Conclusion, and a note on Zig
The truth is, it’d be better for the Python community if dependency management and packaging were handled in the core. Though not having this solved in the core has led to a lot of experimentation in the broader Python open source community (
conda has a SAT solver!
pipenv scans for CVEs!), it has also led to a lot of fragmentation.
This fragmentation is to such an extent that I can’t even make clear recommendations about it in a Python style guide without exploding its word count by a factor of two.
For Python, it’s too late now. We are where we are.
But, other emerging programming languages like Zig can learn from this experience. It’s worth it to solve this problem in the core.
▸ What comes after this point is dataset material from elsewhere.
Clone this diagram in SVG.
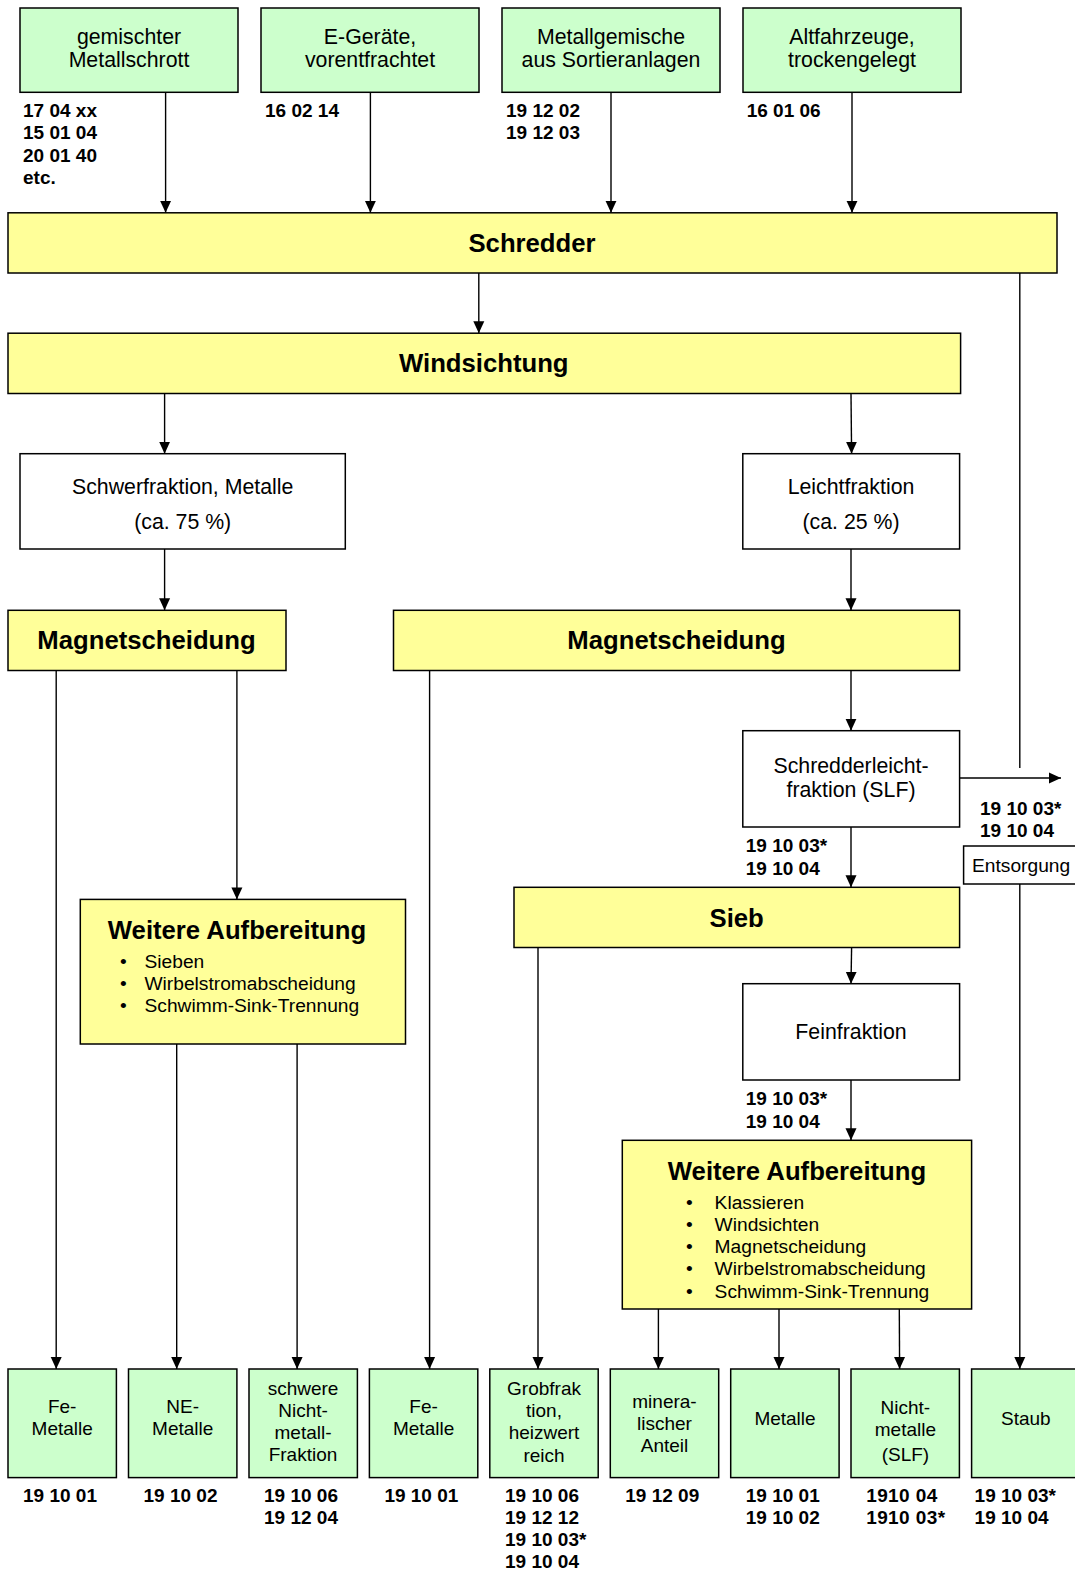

This will save fragmentation pain and allow for clear recommendations for beginning programmers. But, it’s also important to solve it well in the core, as the world’s experience with Node.js,
.node_modules, and super-deep dependency trees has made clear.
Perhaps by combining the ideas of “dependency rejection” common in the C community with the spirit of open sharing that pervades the Python community (via PyPI), a new programming language like Zig can carve a new path that prevents community-wide tooling fragmentation, while still enabling community-wide sharing and code re-use. This is a magic moment to tackle the dependency and packaging tooling problem from scratch. Zig has already done so well on its built-in tooling for building, testing, and formatting code. It now has a great opportunity to get tooling for dependencies and packaging right, as well.
Note: As a helpful recap, here is a quick list of the Python dependency and package management tools discussed in this post. The recommended “uncontroversial” (perhaps, “minimalist”) tools: pip; pyenv; pyenv-virtualenv; pip-tools. There are also fancier tools available in the wider community, but these are not recommended for those starting out, and I referenced them only to illustrate Python’s tooling fragmentation in the dependency/packaging space: conda; miniconda; Pipenv; Poetry.